Select all lines in the records that include "chart".

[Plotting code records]

* start *

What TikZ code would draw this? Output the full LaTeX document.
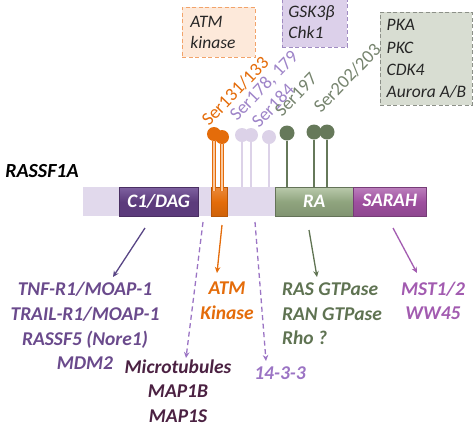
\documentclass[tikz,border=0pt]{standalone}
\usepackage{fontspec}
\setmainfont{Carlito}
\usetikzlibrary{arrows.meta}
\definecolor{orangec}{HTML}{E46C0A}
\definecolor{orangelt}{HTML}{F9C9A0}
\definecolor{peach}{HTML}{FDE9DA}
\definecolor{peachline}{HTML}{F2A36A}
\definecolor{lav}{HTML}{DCD2E8}
\definecolor{lavbox}{HTML}{DCD0EA}
\definecolor{lavline}{HTML}{A08BC2}
\definecolor{gbox}{HTML}{D8DDD2}
\definecolor{gline}{HTML}{8C9088}
\definecolor{barlight}{HTML}{E1D9EC}
\definecolor{c1col}{HTML}{5C3B7C}
\definecolor{c1top}{HTML}{7E61A0}
\definecolor{racol}{HTML}{8FA47E}
\definecolor{ratop}{HTML}{B9C9AB}
\definecolor{sarcol}{HTML}{9E509F}
\definecolor{sartop}{HTML}{BC7FBD}
\definecolor{greenc}{HTML}{5F7352}
\definecolor{greenhead}{HTML}{66795A}
\definecolor{serpur}{HTML}{9E84C8}
\definecolor{sergr}{HTML}{76846E}
\definecolor{tnfc}{HTML}{6A4A8C}
\definecolor{arr1c}{HTML}{584585}
\definecolor{microc}{HTML}{4B2142}
\definecolor{dashc}{HTML}{9B74C4}
\definecolor{mstc}{HTML}{A25BB0}
\begin{document}
\begin{tikzpicture}[x=1pt,y=-1pt,
  bx/.style={dash pattern=on 4pt off 2.5pt, line width=0.9pt, inner xsep=8pt, inner ysep=0pt, align=left, anchor=north west, font=\itshape\fontsize{17.5}{21}\selectfont, text=black!85},
  dom/.style={minimum height=29pt, inner sep=0pt, anchor=north west, font=\bfseries\itshape\fontsize{19}{22}\selectfont, text=white},
  lab/.style={font=\bfseries\itshape\fontsize{19.5}{24.6}\selectfont, align=center, inner sep=0pt},
  ser/.style={rotate=46, anchor=base west, font=\fontsize{18.5}{20}\selectfont, inner sep=0pt},
  head/.style={circle, minimum size=14pt, inner sep=0pt},
  arr/.style={-{Stealth[length=6pt,width=5.5pt]}, line width=1.3pt},
  darr/.style={-{Stealth[length=6pt,width=5.5pt]}, line width=1.3pt, dash pattern=on 5pt off 3.5pt},
]
\useasboundingbox (0,0) rectangle (474,424);

% kinase boxes
\node[bx, draw=peachline, fill=peach, text width=57pt, minimum height=50pt] (atmbox) at (182,7) {ATM\\kinase};
\node[bx, draw=lavline, fill=lavbox, text width=53pt, minimum height=50pt, inner xsep=6pt] (gskbox) at (282,-3) {GSK3β\\Chk1};
\node[bx, draw=gline, fill=gbox, minimum width=92pt, minimum height=93pt, inner xsep=6pt, font=\itshape\fontsize{17.5}{22.3}\selectfont] (pkabox) at (380,12) {PKA\\PKC\\CDK4\\Aurora A/B};

% protein bar
\node[fill=barlight, minimum width=343pt, minimum height=29pt, inner sep=0pt, anchor=north west] (bar) at (83,187) {};
\node[dom, top color=c1top, bottom color=c1col, middle color=c1col, draw=c1col!80!black, line width=0.5pt, minimum width=79pt] (c1) at (119,187) {C1/DAG};
\node[dom, top color=orangec!80!white, bottom color=orangec!90!black, middle color=orangec, draw=orangec!80!black, line width=0.5pt, minimum width=16pt] (ob) at (211,187) {};
\node[dom, top color=ratop, bottom color=racol!90!black, middle color=racol, draw=racol!70!black, line width=0.5pt, minimum width=78pt] (ra) at (275,187) {RA};
\node[dom, top color=sartop, bottom color=sarcol!90!black, middle color=sarcol, draw=sarcol!75!black, line width=0.5pt, minimum width=73pt] (sarah) at (353,187) {\raisebox{2pt}{SARAH}};

\node[font=\bfseries\itshape\fontsize{20}{22}\selectfont, inner sep=0pt] (name) at (42,171) {RASSF1A};

% lollipops
\node[head, fill=lav] (l1) at (242,135) {};
\node[head, fill=lav] (l2) at (251,135) {};
\node[head, fill=lav] (l3) at (269,137) {};
\draw[lav, line width=1.6pt] (l1) -- (l1 |- bar.north);
\draw[lav, line width=1.6pt] (l2) -- (l2 |- bar.north);
\draw[lav, line width=1.6pt] (l3) -- (l3 |- bar.north);

\node[head, fill=orangec] (o1) at (214,134) {};
\node[head, fill=orangec] (o2) at (222,137) {};
\draw[orangec, line width=0.9pt, double=orangelt, double distance=1.3pt] (o1) -- ([yshift=-4pt]o1 |- ob.north);
\draw[orangec, line width=0.9pt, double=orangelt, double distance=1.3pt] (o2) -- ([yshift=-4pt]o2 |- ob.north);

\node[head, fill=greenhead, minimum size=15pt] (g1) at (287,133) {};
\node[head, fill=greenhead, minimum size=15pt] (g2) at (314,132) {};
\node[head, fill=greenhead, minimum size=15pt] (g3) at (327,132) {};
\draw[greenhead, line width=1.6pt] (g1) -- (g1 |- ra.north);
\draw[greenhead, line width=1.6pt] (g2) -- (g2 |- ra.north);
\draw[greenhead, line width=1.6pt] (g3) -- (g3 |- ra.north);

% phosphosite labels
\node[ser, text=orangec] (s1) at (209,127) {Ser131/133};
\node[ser, text=serpur] (s2) at (237,122) {Ser178, 179};
\node[ser, text=serpur] (s3) at (259,129) {Ser184};
\node[ser, text=sergr] (s4) at (282,118) {Ser197};
\node[ser, text=sergr] (s5) at (321,114) {Ser202/203};

% interaction partners
\node[lab, text=tnfc] (tnf) at (85,326) {TNF-R1/MOAP-1\\TRAIL-R1/MOAP-1\\RASSF5 (Nore1)\\MDM2};
\node[lab, text=orangec] (atm) at (227,301) {ATM\\Kinase};
\node[lab, text=microc] (micro) at (178,391) {Microtubules\\MAP1B\\MAP1S};
\node[lab, text=dashc] (p1433) at (280,373) {14-3-3};
\node[lab, text=greenc, align=left, anchor=west] (ras) at (282,314) {RAS GTPase\\RAN GTPase\\Rho ?};
\node[lab, text=mstc] (mst) at (433,301) {MST1/2\\WW45};

% arrows
\coordinate (a1s) at (145,228); \coordinate (a1e) at (113,277);
\coordinate (a2s) at (222,225); \coordinate (a2e) at (217,273);
\coordinate (a3s) at (309,230); \coordinate (a3e) at (317,277);
\coordinate (a4s) at (393,228); \coordinate (a4e) at (417,273);
\coordinate (d1s) at (203,222); \coordinate (d1e) at (186,358);
\coordinate (d2s) at (255,222); \coordinate (d2e) at (266,361);
\draw[arr, arr1c] (a1s) -- (a1e);
\draw[arr, orangec] (a2s) -- (a2e);
\draw[arr, greenc] (a3s) -- (a3e);
\draw[arr, mstc] (a4s) -- (a4e);
\draw[darr, dashc] (d1s) -- (d1e);
\draw[darr, dashc] (d2s) -- (d2e);
\end{tikzpicture}
\end{document}
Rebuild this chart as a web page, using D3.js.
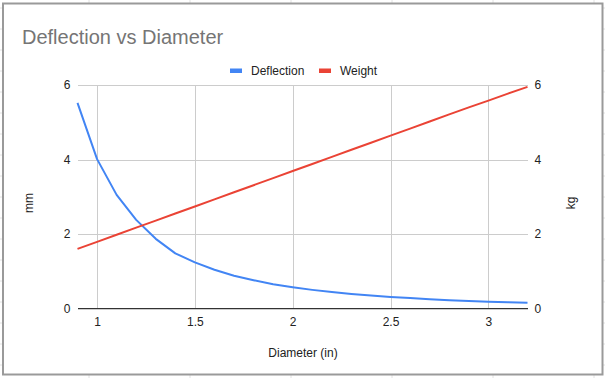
<!DOCTYPE html>
<html>
<head>
<meta charset="utf-8">
<script src="https://cdn.jsdelivr.net/npm/d3@7"></script>
<style>
  body { margin: 0; background: #fff; }
  svg { display: block; font-family: Arial, "Liberation Sans", sans-serif; }
  .grid line { stroke: #cccccc; shape-rendering: crispEdges; }
  .grid path { display: none; }
  .tick text { fill: #222; font-size: 12px; }
</style>
</head>
<body>
<svg class="plot"></svg>
<script>
// data
const diameter = [0.9, 1.0, 1.1, 1.2, 1.3, 1.4, 1.5, 1.6, 1.7, 1.8, 1.9, 2.0,
                  2.1, 2.2, 2.3, 2.4, 2.5, 2.6, 2.7, 2.8, 2.9, 3.0, 3.1, 3.2]
const deflection = [5.52, 4.01, 3.05, 2.38, 1.87, 1.48, 1.24, 1.04, 0.88, 0.76, 0.65, 0.57,
                    0.50, 0.44, 0.39, 0.35, 0.31, 0.28, 0.25, 0.22, 0.20, 0.18, 0.17, 0.155]
const weight = [1.60, 1.79, 1.98, 2.17, 2.36, 2.55, 2.74, 2.93, 3.12, 3.31, 3.50, 3.69,
                3.88, 4.07, 4.26, 4.45, 4.64, 4.83, 5.02, 5.21, 5.40, 5.58, 5.77, 5.95]
const xTicks = [1, 1.5, 2, 2.5, 3]
const yTicks = [0, 2, 4, 6]
const series = [
  { name: 'Deflection', values: deflection, color: '#4285f4' },
  { name: 'Weight', values: weight, color: '#ea4335' },
]

const W = 605, H = 378
const plot = { left: 77.5, right: 527.5, top: 85, bottom: 308.5 }

const svg = d3.select('.plot')
    .attr('width', W)
    .attr('height', H)

// spreadsheet cells behind the chart
const sheet = svg.append('g').attr('stroke', '#e2e2e2')
d3.range(89, W, 101).forEach(x => {
  sheet.append('line').attr('x1', x).attr('x2', x).attr('y1', 0).attr('y2', H)
})
d3.range(8, H, 21).forEach(y => {
  sheet.append('line').attr('x1', 0).attr('x2', W).attr('y1', y).attr('y2', y)
})

// chart frame
svg.append('rect')
    .attr('x', 3).attr('y', 3.5)
    .attr('width', 599.5).attr('height', 371)
    .attr('fill', '#fff')
    .attr('stroke', '#9a9a9a')
    .attr('stroke-width', 2)

const xScale = d3.scaleLinear()
  .domain([0.9, 3.2])
  .range([plot.left, plot.right])
const yScale = d3.scaleLinear()
  .domain([0, 6])
  .range([plot.bottom, plot.top])

// Grid
// ====
svg.append('g')
    .attr('class', 'grid')
    .attr('transform', `translate(0, ${plot.bottom})`)
    .call(d3.axisBottom(xScale).tickValues(xTicks).tickSize(-(plot.bottom - plot.top)).tickPadding(9).tickFormat(d3.format('')))
    .call(g => g.selectAll('text').attr('dy', '0.71em'))
svg.append('g')
    .attr('class', 'grid')
    .attr('transform', `translate(${plot.left}, 0)`)
    .call(d3.axisLeft(yScale).tickValues(yTicks).tickSize(-(plot.right - plot.left)).tickPadding(7).tickFormat(d3.format('d')))
svg.append('g')
    .attr('class', 'grid')
    .attr('transform', `translate(${plot.right}, 0)`)
    .call(d3.axisRight(yScale).tickValues(yTicks).tickSize(0).tickPadding(7).tickFormat(d3.format('d')))

// baseline
svg.append('line')
    .attr('x1', plot.left).attr('x2', plot.right)
    .attr('y1', yScale(0)).attr('y2', yScale(0))
    .attr('stroke', '#333')
    .attr('stroke-width', 1)
    .attr('shape-rendering', 'crispEdges')

// Lines
// =====
const line = d3.line()
  .x((d, i) => xScale(diameter[i]))
  .y(d => yScale(d))

svg.append('g')
  .selectAll('path')
    .data(series)
  .enter().append('path')
    .attr('d', d => line(d.values))
    .attr('fill', 'none')
    .attr('stroke', d => d.color)
    .attr('stroke-width', 2)
    .attr('stroke-linejoin', 'round')

// Texts
// =====
svg.append('text')
    .attr('x', 22).attr('y', 44)
    .attr('font-size', 20)
    .attr('fill', '#757575')
    .text('Deflection vs Diameter')

const legend = svg.append('g')
const legendX = [230, 319]
series.forEach((s, i) => {
  legend.append('rect')
      .attr('x', legendX[i]).attr('y', 68.5)
      .attr('width', 12).attr('height', 4.5)
      .attr('fill', s.color)
  legend.append('text')
      .attr('x', legendX[i] + 21).attr('y', 75)
      .attr('font-size', 12)
      .attr('fill', '#222')
      .text(s.name)
})

svg.append('text')
    .attr('x', 303).attr('y', 357)
    .attr('text-anchor', 'middle')
    .attr('font-size', 12)
    .attr('fill', '#222')
    .text('Diameter (in)')

svg.append('text')
    .attr('transform', 'translate(33, 203) rotate(-90)')
    .attr('text-anchor', 'middle')
    .attr('font-size', 12)
    .attr('fill', '#222')
    .text('mm')

svg.append('text')
    .attr('transform', 'translate(575, 203) rotate(-90)')
    .attr('text-anchor', 'middle')
    .attr('font-size', 12)
    .attr('fill', '#222')
    .text('kg')
</script>
</body>
</html>
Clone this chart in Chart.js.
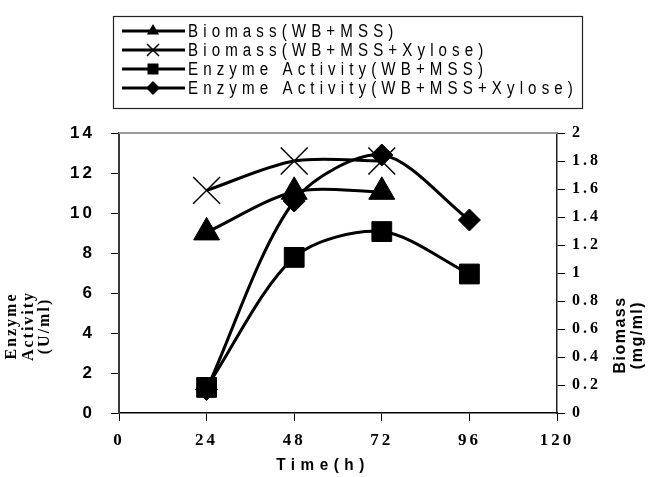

* end *

■ **REPLY TO THE EXERCISE**:
Rebuild this chart as a web page, using D3.js.
// spreadsheet cells behind the chart
// chart frame
Clone this chart in Chart.js.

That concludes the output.